### [SHORT PROBLEM]
Copy only what lies from the line containing "Output the web" through the line containing "0.375, 0.238, 0.172];" in the entries below, keeping both end lines exact and dropping every picture.

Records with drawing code
— BEGIN —

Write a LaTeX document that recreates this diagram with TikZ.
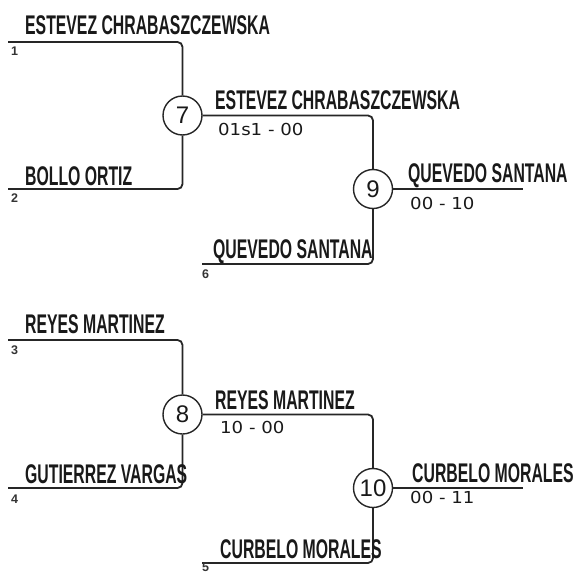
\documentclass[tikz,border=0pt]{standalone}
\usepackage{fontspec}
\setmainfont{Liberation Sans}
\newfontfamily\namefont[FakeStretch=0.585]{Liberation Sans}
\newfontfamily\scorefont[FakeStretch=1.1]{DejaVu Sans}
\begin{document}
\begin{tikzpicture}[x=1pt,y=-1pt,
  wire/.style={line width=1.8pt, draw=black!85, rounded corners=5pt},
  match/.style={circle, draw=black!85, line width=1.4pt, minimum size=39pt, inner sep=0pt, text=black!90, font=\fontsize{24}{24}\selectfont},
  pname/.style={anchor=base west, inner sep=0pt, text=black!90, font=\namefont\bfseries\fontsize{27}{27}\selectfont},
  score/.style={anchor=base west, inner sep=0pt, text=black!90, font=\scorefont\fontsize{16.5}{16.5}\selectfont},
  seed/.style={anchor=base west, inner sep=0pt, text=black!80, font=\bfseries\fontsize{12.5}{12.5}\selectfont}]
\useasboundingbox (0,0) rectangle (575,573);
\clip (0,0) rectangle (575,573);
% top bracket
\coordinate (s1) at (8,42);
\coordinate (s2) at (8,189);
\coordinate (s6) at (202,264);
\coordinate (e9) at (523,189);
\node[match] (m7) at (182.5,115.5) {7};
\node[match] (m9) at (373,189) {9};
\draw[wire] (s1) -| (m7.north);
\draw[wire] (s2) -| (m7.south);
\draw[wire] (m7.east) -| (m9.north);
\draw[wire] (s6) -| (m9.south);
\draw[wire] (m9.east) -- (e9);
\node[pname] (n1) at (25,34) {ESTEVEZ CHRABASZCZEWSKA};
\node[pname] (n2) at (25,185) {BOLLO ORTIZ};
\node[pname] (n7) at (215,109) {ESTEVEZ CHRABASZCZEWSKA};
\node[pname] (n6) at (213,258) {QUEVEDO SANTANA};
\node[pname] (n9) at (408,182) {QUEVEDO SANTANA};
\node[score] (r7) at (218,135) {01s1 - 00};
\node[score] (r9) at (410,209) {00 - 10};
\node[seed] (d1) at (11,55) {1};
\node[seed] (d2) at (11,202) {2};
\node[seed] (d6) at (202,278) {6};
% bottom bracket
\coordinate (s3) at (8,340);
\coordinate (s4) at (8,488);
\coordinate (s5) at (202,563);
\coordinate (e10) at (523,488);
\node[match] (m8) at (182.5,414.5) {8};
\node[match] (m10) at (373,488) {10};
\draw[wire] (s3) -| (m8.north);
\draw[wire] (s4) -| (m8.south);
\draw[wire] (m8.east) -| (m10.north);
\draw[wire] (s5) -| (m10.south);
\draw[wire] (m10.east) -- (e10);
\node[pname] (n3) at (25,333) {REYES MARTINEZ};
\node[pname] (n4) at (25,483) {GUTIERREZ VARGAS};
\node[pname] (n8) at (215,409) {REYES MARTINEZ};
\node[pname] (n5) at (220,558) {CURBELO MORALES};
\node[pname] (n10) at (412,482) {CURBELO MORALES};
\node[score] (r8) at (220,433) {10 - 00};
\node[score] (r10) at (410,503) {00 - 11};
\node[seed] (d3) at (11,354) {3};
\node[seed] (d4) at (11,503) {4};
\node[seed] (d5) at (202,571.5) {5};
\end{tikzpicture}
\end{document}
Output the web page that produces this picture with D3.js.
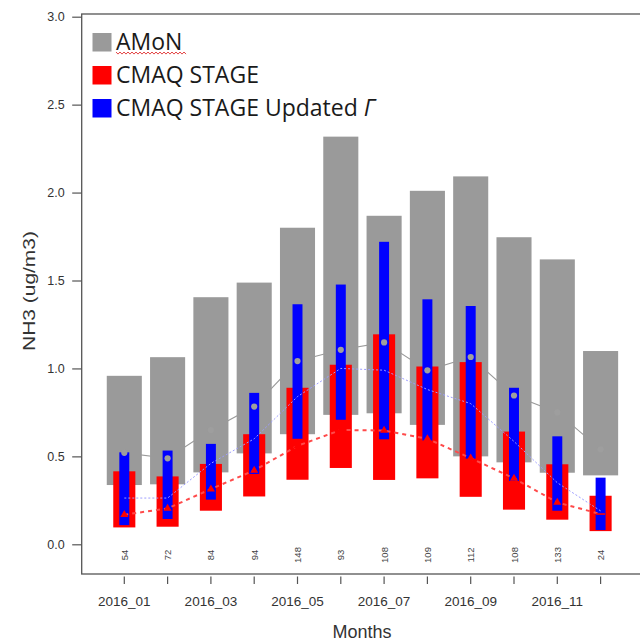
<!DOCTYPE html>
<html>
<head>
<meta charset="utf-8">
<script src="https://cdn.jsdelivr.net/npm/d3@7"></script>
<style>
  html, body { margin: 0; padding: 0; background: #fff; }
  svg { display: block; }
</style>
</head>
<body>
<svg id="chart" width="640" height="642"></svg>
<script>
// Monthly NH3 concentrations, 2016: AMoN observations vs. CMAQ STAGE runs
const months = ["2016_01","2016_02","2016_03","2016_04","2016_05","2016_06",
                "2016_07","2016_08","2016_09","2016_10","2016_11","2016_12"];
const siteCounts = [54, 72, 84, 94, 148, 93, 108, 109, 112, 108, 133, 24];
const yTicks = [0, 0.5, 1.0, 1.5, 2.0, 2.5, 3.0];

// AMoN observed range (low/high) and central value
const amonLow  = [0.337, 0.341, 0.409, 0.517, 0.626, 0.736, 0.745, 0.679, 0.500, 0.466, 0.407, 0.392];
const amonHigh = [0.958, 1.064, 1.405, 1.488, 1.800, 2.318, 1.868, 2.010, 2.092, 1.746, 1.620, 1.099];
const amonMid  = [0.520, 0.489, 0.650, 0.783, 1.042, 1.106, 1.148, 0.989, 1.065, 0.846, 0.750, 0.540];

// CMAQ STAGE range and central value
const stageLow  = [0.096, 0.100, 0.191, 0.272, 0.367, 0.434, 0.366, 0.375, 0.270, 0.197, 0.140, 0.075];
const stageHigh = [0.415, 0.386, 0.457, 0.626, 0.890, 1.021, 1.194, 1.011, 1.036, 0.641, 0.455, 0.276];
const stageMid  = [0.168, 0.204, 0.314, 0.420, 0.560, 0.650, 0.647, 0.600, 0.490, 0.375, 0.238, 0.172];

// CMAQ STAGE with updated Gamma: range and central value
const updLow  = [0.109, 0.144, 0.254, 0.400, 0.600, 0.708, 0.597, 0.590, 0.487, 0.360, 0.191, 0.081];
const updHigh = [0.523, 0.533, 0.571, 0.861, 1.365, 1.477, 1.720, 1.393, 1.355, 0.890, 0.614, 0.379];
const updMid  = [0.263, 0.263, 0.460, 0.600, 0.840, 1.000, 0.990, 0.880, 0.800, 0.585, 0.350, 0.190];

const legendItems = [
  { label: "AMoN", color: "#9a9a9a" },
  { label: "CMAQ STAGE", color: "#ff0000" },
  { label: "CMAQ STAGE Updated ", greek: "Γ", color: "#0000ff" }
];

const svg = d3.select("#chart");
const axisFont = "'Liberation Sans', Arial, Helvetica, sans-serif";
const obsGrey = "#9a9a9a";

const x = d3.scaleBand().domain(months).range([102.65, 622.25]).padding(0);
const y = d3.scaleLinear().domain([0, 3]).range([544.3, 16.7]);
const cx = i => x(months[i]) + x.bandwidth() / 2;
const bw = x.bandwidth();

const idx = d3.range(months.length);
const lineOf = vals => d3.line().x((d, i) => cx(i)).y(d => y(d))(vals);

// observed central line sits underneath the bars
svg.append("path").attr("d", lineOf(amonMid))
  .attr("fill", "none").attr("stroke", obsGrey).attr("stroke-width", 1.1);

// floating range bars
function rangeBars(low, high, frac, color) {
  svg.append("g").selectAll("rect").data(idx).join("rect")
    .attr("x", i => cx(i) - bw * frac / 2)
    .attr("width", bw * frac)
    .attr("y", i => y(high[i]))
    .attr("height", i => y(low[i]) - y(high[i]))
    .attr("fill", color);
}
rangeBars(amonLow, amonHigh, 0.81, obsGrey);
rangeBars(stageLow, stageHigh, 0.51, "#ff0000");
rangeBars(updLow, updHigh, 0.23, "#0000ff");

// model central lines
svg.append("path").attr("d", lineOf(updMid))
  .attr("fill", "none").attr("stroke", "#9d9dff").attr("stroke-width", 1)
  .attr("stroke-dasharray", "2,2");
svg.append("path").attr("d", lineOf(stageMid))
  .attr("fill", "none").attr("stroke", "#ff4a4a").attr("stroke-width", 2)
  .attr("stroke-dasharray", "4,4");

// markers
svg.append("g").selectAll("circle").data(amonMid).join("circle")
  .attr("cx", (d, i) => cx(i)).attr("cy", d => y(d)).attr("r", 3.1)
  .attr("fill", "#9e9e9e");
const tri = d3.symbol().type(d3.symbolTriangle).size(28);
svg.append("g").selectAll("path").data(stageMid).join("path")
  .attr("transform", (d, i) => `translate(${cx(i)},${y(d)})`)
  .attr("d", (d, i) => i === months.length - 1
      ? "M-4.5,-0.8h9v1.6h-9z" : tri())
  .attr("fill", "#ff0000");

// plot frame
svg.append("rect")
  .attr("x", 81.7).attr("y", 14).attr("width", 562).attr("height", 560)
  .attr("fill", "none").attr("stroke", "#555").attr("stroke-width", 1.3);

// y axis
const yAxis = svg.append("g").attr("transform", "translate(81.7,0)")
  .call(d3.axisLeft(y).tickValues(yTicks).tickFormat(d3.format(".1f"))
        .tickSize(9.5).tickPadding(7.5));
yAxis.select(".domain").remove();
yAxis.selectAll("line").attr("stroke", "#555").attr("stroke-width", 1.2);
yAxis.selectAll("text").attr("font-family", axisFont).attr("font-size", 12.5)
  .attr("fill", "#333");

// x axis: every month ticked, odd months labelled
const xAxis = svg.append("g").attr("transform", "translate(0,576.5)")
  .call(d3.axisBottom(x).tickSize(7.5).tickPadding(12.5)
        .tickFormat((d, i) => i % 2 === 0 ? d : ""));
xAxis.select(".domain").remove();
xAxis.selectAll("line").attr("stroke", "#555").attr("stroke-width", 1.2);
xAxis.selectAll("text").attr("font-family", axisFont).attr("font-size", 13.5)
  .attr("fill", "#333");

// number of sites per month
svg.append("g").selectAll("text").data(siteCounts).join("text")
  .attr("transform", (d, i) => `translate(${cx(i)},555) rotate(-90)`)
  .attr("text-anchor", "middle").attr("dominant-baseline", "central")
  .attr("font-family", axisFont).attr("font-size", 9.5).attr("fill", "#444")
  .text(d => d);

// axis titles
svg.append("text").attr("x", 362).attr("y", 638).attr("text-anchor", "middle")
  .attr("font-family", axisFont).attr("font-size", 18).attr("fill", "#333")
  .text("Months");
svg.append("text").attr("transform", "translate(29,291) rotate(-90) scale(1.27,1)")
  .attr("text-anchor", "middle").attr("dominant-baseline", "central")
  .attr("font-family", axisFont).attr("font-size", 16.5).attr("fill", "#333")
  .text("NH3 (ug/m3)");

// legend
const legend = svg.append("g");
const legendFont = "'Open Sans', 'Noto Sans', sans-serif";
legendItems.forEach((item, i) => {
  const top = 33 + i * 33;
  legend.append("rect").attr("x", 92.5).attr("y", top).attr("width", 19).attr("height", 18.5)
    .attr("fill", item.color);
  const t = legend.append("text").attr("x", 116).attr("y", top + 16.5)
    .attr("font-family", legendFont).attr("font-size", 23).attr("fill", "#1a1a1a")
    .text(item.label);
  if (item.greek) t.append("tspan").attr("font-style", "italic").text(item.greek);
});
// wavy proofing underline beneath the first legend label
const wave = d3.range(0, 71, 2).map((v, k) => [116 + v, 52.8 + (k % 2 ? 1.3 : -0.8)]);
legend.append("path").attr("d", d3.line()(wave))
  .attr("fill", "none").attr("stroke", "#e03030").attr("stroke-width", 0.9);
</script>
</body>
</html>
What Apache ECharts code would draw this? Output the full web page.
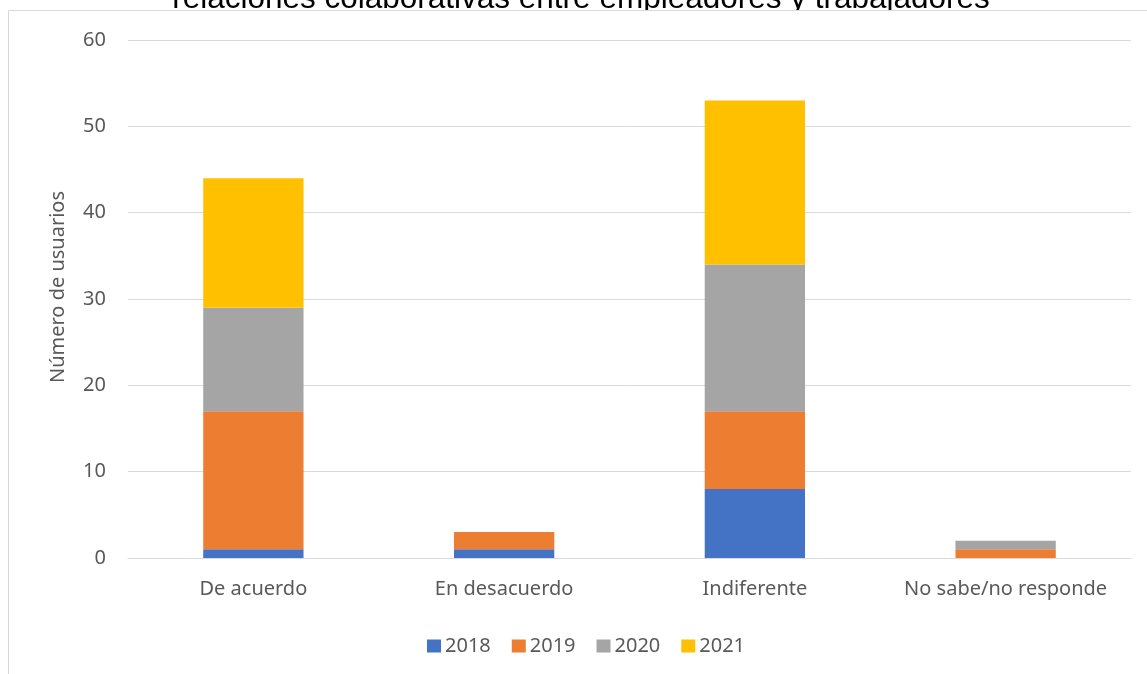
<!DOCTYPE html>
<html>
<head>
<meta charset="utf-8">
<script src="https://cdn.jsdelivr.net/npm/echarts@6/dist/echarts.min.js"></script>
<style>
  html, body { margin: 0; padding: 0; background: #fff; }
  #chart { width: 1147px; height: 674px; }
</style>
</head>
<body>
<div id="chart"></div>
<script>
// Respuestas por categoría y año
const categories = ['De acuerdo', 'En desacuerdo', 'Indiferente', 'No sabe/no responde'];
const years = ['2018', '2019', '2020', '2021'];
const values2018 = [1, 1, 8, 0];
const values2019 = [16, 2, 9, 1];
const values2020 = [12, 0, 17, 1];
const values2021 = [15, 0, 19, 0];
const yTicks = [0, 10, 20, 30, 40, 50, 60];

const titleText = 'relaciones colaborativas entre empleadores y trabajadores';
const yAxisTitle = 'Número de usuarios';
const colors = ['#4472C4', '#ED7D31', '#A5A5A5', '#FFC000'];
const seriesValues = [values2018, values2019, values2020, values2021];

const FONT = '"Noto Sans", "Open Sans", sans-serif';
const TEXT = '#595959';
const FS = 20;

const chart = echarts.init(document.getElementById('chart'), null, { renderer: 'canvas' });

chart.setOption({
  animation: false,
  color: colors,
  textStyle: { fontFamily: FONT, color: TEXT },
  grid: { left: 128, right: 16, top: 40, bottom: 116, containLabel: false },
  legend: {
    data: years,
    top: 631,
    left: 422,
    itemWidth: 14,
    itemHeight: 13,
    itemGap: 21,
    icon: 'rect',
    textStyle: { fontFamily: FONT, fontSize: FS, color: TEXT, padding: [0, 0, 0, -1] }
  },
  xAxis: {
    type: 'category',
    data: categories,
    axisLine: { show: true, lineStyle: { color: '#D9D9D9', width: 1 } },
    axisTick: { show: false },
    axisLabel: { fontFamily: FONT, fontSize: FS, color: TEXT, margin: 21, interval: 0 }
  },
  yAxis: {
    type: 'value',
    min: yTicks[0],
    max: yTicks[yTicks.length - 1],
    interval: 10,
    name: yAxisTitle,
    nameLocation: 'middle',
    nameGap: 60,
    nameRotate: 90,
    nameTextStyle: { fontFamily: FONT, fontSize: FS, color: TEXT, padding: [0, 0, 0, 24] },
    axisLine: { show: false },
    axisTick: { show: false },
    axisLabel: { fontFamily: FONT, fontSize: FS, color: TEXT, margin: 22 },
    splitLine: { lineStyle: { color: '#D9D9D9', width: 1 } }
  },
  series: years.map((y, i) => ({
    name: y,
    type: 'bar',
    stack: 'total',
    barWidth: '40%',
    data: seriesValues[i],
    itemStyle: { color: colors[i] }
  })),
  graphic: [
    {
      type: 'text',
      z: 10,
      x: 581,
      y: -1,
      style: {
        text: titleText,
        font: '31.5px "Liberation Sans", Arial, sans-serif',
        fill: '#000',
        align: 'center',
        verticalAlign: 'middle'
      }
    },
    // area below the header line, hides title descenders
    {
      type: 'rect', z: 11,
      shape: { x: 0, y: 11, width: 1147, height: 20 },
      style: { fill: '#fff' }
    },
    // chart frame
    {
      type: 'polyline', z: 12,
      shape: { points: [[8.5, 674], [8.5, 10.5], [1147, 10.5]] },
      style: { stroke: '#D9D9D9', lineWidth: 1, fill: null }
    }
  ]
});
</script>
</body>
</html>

— END —

### [RESULT FOR THIS EXERCISE]
Output the web page that produces this picture with D3.js.
<!DOCTYPE html>
<html>
<head>
<meta charset="utf-8">
<script src="https://cdn.jsdelivr.net/npm/d3@7"></script>
<style>
  html, body { margin: 0; padding: 0; background: #fff; }
  svg { display: block; }
</style>
</head>
<body>
<svg id="chart" width="640" height="642"></svg>
<script>
// Monthly NH3 concentrations, 2016: AMoN observations vs. CMAQ STAGE runs
const months = ["2016_01","2016_02","2016_03","2016_04","2016_05","2016_06",
                "2016_07","2016_08","2016_09","2016_10","2016_11","2016_12"];
const siteCounts = [54, 72, 84, 94, 148, 93, 108, 109, 112, 108, 133, 24];
const yTicks = [0, 0.5, 1.0, 1.5, 2.0, 2.5, 3.0];

// AMoN observed range (low/high) and central value
const amonLow  = [0.337, 0.341, 0.409, 0.517, 0.626, 0.736, 0.745, 0.679, 0.500, 0.466, 0.407, 0.392];
const amonHigh = [0.958, 1.064, 1.405, 1.488, 1.800, 2.318, 1.868, 2.010, 2.092, 1.746, 1.620, 1.099];
const amonMid  = [0.520, 0.489, 0.650, 0.783, 1.042, 1.106, 1.148, 0.989, 1.065, 0.846, 0.750, 0.540];

// CMAQ STAGE range and central value
const stageLow  = [0.096, 0.100, 0.191, 0.272, 0.367, 0.434, 0.366, 0.375, 0.270, 0.197, 0.140, 0.075];
const stageHigh = [0.415, 0.386, 0.457, 0.626, 0.890, 1.021, 1.194, 1.011, 1.036, 0.641, 0.455, 0.276];
const stageMid  = [0.168, 0.204, 0.314, 0.420, 0.560, 0.650, 0.647, 0.600, 0.490, 0.375, 0.238, 0.172];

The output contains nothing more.